#### Dataset excerpt:
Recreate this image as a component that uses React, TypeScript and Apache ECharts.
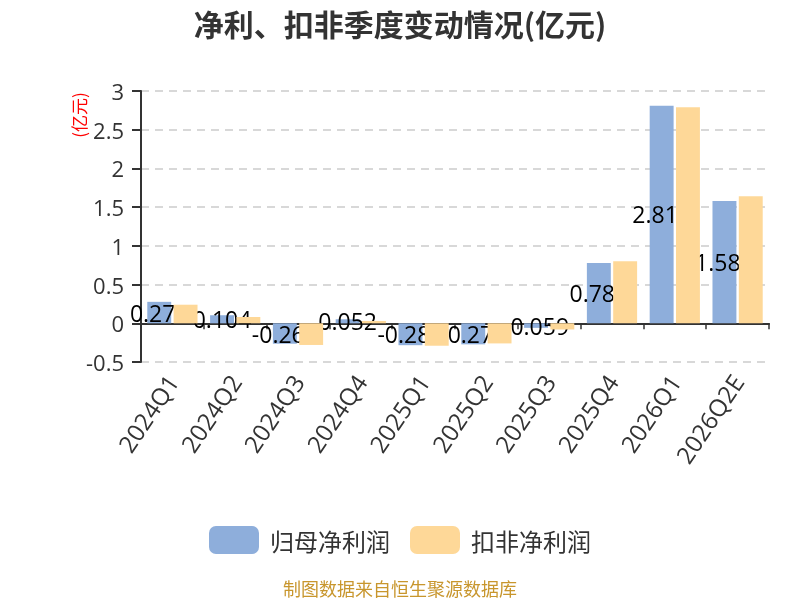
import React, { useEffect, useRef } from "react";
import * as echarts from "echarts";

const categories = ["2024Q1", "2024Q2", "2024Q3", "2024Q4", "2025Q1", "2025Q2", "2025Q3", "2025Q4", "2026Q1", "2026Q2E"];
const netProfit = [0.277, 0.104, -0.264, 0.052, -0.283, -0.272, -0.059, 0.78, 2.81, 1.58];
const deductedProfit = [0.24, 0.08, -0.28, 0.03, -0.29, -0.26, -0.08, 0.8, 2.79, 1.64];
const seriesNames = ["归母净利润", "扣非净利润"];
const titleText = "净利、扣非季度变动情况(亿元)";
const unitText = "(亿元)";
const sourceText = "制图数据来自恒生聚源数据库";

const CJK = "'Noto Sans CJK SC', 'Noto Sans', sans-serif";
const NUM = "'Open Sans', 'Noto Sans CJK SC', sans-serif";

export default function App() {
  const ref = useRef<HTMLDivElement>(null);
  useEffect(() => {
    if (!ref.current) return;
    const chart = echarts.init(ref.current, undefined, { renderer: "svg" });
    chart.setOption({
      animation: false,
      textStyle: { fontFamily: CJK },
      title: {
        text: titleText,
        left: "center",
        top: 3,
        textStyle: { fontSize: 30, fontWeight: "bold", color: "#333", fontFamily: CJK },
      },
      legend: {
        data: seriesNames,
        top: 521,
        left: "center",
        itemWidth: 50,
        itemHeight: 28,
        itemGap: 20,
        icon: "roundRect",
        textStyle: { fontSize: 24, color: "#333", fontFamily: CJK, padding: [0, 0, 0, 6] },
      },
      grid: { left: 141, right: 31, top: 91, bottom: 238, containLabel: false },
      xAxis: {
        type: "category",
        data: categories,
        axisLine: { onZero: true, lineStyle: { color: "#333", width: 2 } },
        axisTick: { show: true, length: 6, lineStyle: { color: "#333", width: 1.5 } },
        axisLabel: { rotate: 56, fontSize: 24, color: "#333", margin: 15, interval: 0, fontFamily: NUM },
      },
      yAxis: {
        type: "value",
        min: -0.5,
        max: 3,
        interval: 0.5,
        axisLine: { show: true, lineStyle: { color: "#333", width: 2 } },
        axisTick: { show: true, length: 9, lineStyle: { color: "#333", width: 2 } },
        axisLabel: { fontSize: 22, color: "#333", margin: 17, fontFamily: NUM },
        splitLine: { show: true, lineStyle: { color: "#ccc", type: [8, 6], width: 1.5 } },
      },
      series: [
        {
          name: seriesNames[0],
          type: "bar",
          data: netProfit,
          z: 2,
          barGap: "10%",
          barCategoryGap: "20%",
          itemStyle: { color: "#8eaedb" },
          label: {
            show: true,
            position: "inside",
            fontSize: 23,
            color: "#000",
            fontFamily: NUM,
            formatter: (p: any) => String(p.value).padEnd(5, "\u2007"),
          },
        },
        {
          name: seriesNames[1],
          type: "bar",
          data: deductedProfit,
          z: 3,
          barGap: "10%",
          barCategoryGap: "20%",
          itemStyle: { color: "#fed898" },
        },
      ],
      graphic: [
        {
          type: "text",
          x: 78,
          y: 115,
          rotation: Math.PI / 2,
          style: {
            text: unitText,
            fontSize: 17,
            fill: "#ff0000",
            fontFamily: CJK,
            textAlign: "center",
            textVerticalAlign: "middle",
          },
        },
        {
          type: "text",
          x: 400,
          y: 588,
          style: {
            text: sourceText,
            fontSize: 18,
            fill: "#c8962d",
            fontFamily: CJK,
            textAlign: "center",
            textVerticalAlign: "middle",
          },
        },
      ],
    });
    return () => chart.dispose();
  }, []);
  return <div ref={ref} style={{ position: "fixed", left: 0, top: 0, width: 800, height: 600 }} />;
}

#### What is being asked:
Transcribe the listing in full and omit the pictures.

#### Solution for this task:
Recreate this image as a component that uses React, TypeScript and Apache ECharts.
import React, { useEffect, useRef } from "react";
import * as echarts from "echarts";

const categories = ["2024Q1", "2024Q2", "2024Q3", "2024Q4", "2025Q1", "2025Q2", "2025Q3", "2025Q4", "2026Q1", "2026Q2E"];
const netProfit = [0.277, 0.104, -0.264, 0.052, -0.283, -0.272, -0.059, 0.78, 2.81, 1.58];
const deductedProfit = [0.24, 0.08, -0.28, 0.03, -0.29, -0.26, -0.08, 0.8, 2.79, 1.64];
const seriesNames = ["归母净利润", "扣非净利润"];
const titleText = "净利、扣非季度变动情况(亿元)";
const unitText = "(亿元)";
const sourceText = "制图数据来自恒生聚源数据库";

const CJK = "'Noto Sans CJK SC', 'Noto Sans', sans-serif";
const NUM = "'Open Sans', 'Noto Sans CJK SC', sans-serif";

export default function App() {
  const ref = useRef<HTMLDivElement>(null);
  useEffect(() => {
    if (!ref.current) return;
    const chart = echarts.init(ref.current, undefined, { renderer: "svg" });
    chart.setOption({
      animation: false,
      textStyle: { fontFamily: CJK },
      title: {
        text: titleText,
        left: "center",
        top: 3,
        textStyle: { fontSize: 30, fontWeight: "bold", color: "#333", fontFamily: CJK },
      },
      legend: {
        data: seriesNames,
        top: 521,
        left: "center",
        itemWidth: 50,
        itemHeight: 28,
        itemGap: 20,
        icon: "roundRect",
        textStyle: { fontSize: 24, color: "#333", fontFamily: CJK, padding: [0, 0, 0, 6] },
      },
      grid: { left: 141, right: 31, top: 91, bottom: 238, containLabel: false },
      xAxis: {
        type: "category",
        data: categories,
        axisLine: { onZero: true, lineStyle: { color: "#333", width: 2 } },
        axisTick: { show: true, length: 6, lineStyle: { color: "#333", width: 1.5 } },
        axisLabel: { rotate: 56, fontSize: 24, color: "#333", margin: 15, interval: 0, fontFamily: NUM },
      },
      yAxis: {
        type: "value",
        min: -0.5,
        max: 3,
        interval: 0.5,
        axisLine: { show: true, lineStyle: { color: "#333", width: 2 } },
        axisTick: { show: true, length: 9, lineStyle: { color: "#333", width: 2 } },
        axisLabel: { fontSize: 22, color: "#333", margin: 17, fontFamily: NUM },
        splitLine: { show: true, lineStyle: { color: "#ccc", type: [8, 6], width: 1.5 } },
      },
      series: [
        {
          name: seriesNames[0],
          type: "bar",
          data: netProfit,
          z: 2,
          barGap: "10%",
          barCategoryGap: "20%",
          itemStyle: { color: "#8eaedb" },
          label: {
            show: true,
            position: "inside",
            fontSize: 23,
            color: "#000",
            fontFamily: NUM,
            formatter: (p: any) => String(p.value).padEnd(5, "\u2007"),
          },
        },
        {
          name: seriesNames[1],
          type: "bar",
          data: deductedProfit,
          z: 3,
          barGap: "10%",
          barCategoryGap: "20%",
          itemStyle: { color: "#fed898" },
        },
      ],
      graphic: [
        {
          type: "text",
          x: 78,
          y: 115,
          rotation: Math.PI / 2,
          style: {
            text: unitText,
            fontSize: 17,
            fill: "#ff0000",
            fontFamily: CJK,
            textAlign: "center",
            textVerticalAlign: "middle",
          },
        },
        {
          type: "text",
          x: 400,
          y: 588,
          style: {
            text: sourceText,
            fontSize: 18,
            fill: "#c8962d",
            fontFamily: CJK,
            textAlign: "center",
            textVerticalAlign: "middle",
          },
        },
      ],
    });
    return () => chart.dispose();
  }, []);
  return <div ref={ref} style={{ position: "fixed", left: 0, top: 0, width: 800, height: 600 }} />;
}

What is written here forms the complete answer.